WHAT IS BEING ASKED:
Exclude images, then output the remaining data verbatim.
* begin SOURCE DATA *
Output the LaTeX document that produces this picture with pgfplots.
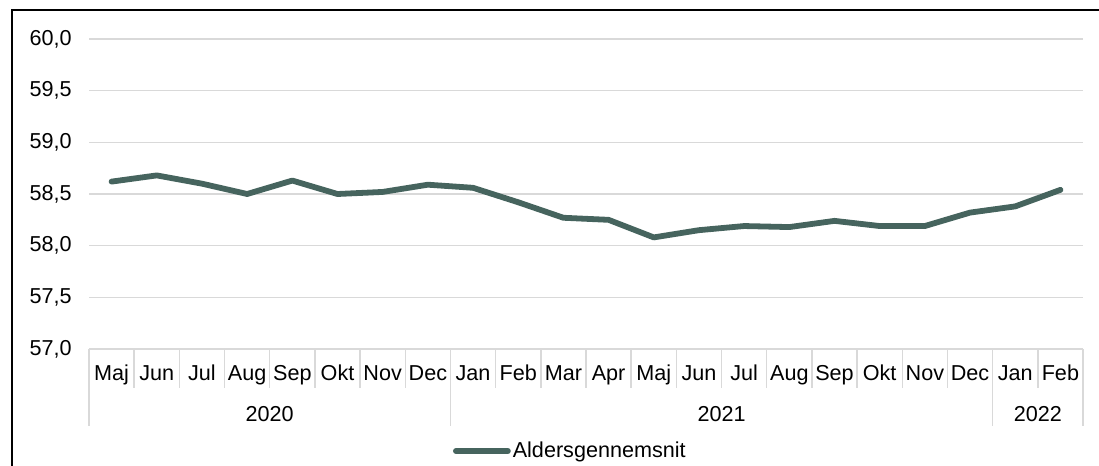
\documentclass[border=0pt]{standalone}
\usepackage{fontspec}
\setmainfont{Liberation Sans}
\usepackage{pgfplots}
\pgfplotsset{compat=1.18}
\definecolor{linecol}{RGB}{70,100,94}
\definecolor{gridgray}{RGB}{217,217,217}
\newcommand{\lblfont}{\fontsize{10.8}{13}\selectfont}
\begin{document}
\begin{tikzpicture}
\useasboundingbox (0pt,0pt) rectangle (549.5pt,-233pt);
\draw[line width=1pt, black] (5.75pt,-240pt) -- (5.75pt,-5pt) -- (560pt,-5pt);
\begin{axis}[
  scale only axis, width=497pt, height=155pt,
  at={(44.5pt,-174.5pt)}, anchor=south west,
  xmin=-0.5, xmax=21.5, ymin=57, ymax=60,
  clip=false,
  axis line style={draw=none},
  ymajorgrids, grid style={draw=gridgray, line width=0.75pt},
  ytick={57,57.5,58,58.5,59,59.5,60},
  ytick style={draw=none},
  yticklabel style={/pgf/number format/fixed, /pgf/number format/fixed zerofill, /pgf/number format/precision=1, /pgf/number format/use comma, /pgf/number format/assume math mode=true},
  every y tick label/.append style={anchor=east, inner sep=0pt, xshift=-8.5pt, font=\lblfont},
  xtick={0,...,21},
  xticklabels={Maj,Jun,Jul,Aug,Sep,Okt,Nov,Dec,Jan,Feb,Mar,Apr,Maj,Jun,Jul,Aug,Sep,Okt,Nov,Dec,Jan,Feb},
  xtick style={draw=none},
  every x tick label/.append style={anchor=base, inner sep=0pt, yshift=-15.75pt, font=\lblfont},
  legend style={at={(axis description cs:0.3662,-0.329)}, anchor=west, draw=none, fill=none, inner sep=0pt, outer sep=0pt,
    nodes={inner sep=1pt}, font=\lblfont},
  legend image code/.code={\draw[#1, line cap=round] (0pt,0pt) -- (26pt,0pt);},
]
\addplot[color=linecol, line width=2.9pt, line cap=round, line join=round] coordinates {
 (0,58.62) (1,58.68) (2,58.60) (3,58.50) (4,58.63) (5,58.50) (6,58.52) (7,58.59)
 (8,58.56) (9,58.42) (10,58.27) (11,58.25) (12,58.08) (13,58.15) (14,58.19) (15,58.18)
 (16,58.24) (17,58.19) (18,58.19) (19,58.32) (20,58.38) (21,58.54)
};
\addlegendentry{Aldersgennemsnit}
\pgfplotsinvokeforeach{0.5,1.5,2.5,3.5,4.5,5.5,6.5,8.5,9.5,10.5,11.5,12.5,13.5,14.5,15.5,16.5,17.5,18.5,20.5}{
  \draw[gridgray, line width=0.75pt] (axis cs:#1,57) -- ++(0pt,-19.5pt);
}
\pgfplotsinvokeforeach{-0.5,7.5,19.5,21.5}{
  \draw[gridgray, line width=0.75pt] (axis cs:#1,57) -- ++(0pt,-38.5pt);
}
\node[anchor=base, inner sep=0pt, yshift=-36pt, font=\lblfont] at (axis cs:3.5,57) {2020};
\node[anchor=base, inner sep=0pt, yshift=-36pt, font=\lblfont] at (axis cs:13.5,57) {2021};
\node[anchor=base, inner sep=0pt, yshift=-36pt, font=\lblfont] at (axis cs:20.5,57) {2022};
\end{axis}
\end{tikzpicture}
\end{document}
* end SOURCE DATA *
TASK RESPONSE:
Output the LaTeX document that produces this picture with pgfplots.
\documentclass[border=0pt]{standalone}
\usepackage{fontspec}
\setmainfont{Liberation Sans}
\usepackage{pgfplots}
\pgfplotsset{compat=1.18}
\definecolor{linecol}{RGB}{70,100,94}
\definecolor{gridgray}{RGB}{217,217,217}
\newcommand{\lblfont}{\fontsize{10.8}{13}\selectfont}
\begin{document}
\begin{tikzpicture}
\useasboundingbox (0pt,0pt) rectangle (549.5pt,-233pt);
\draw[line width=1pt, black] (5.75pt,-240pt) -- (5.75pt,-5pt) -- (560pt,-5pt);
\begin{axis}[
  scale only axis, width=497pt, height=155pt,
  at={(44.5pt,-174.5pt)}, anchor=south west,
  xmin=-0.5, xmax=21.5, ymin=57, ymax=60,
  clip=false,
  axis line style={draw=none},
  ymajorgrids, grid style={draw=gridgray, line width=0.75pt},
  ytick={57,57.5,58,58.5,59,59.5,60},
  ytick style={draw=none},
  yticklabel style={/pgf/number format/fixed, /pgf/number format/fixed zerofill, /pgf/number format/precision=1, /pgf/number format/use comma, /pgf/number format/assume math mode=true},
  every y tick label/.append style={anchor=east, inner sep=0pt, xshift=-8.5pt, font=\lblfont},
  xtick={0,...,21},
  xticklabels={Maj,Jun,Jul,Aug,Sep,Okt,Nov,Dec,Jan,Feb,Mar,Apr,Maj,Jun,Jul,Aug,Sep,Okt,Nov,Dec,Jan,Feb},
  xtick style={draw=none},
  every x tick label/.append style={anchor=base, inner sep=0pt, yshift=-15.75pt, font=\lblfont},
  legend style={at={(axis description cs:0.3662,-0.329)}, anchor=west, draw=none, fill=none, inner sep=0pt, outer sep=0pt,
    nodes={inner sep=1pt}, font=\lblfont},
  legend image code/.code={\draw[#1, line cap=round] (0pt,0pt) -- (26pt,0pt);},
]
\addplot[color=linecol, line width=2.9pt, line cap=round, line join=round] coordinates {
 (0,58.62) (1,58.68) (2,58.60) (3,58.50) (4,58.63) (5,58.50) (6,58.52) (7,58.59)
 (8,58.56) (9,58.42) (10,58.27) (11,58.25) (12,58.08) (13,58.15) (14,58.19) (15,58.18)
 (16,58.24) (17,58.19) (18,58.19) (19,58.32) (20,58.38) (21,58.54)
};
\addlegendentry{Aldersgennemsnit}
\pgfplotsinvokeforeach{0.5,1.5,2.5,3.5,4.5,5.5,6.5,8.5,9.5,10.5,11.5,12.5,13.5,14.5,15.5,16.5,17.5,18.5,20.5}{
  \draw[gridgray, line width=0.75pt] (axis cs:#1,57) -- ++(0pt,-19.5pt);
}
\pgfplotsinvokeforeach{-0.5,7.5,19.5,21.5}{
  \draw[gridgray, line width=0.75pt] (axis cs:#1,57) -- ++(0pt,-38.5pt);
}
\node[anchor=base, inner sep=0pt, yshift=-36pt, font=\lblfont] at (axis cs:3.5,57) {2020};
\node[anchor=base, inner sep=0pt, yshift=-36pt, font=\lblfont] at (axis cs:13.5,57) {2021};
\node[anchor=base, inner sep=0pt, yshift=-36pt, font=\lblfont] at (axis cs:20.5,57) {2022};
\end{axis}
\end{tikzpicture}
\end{document}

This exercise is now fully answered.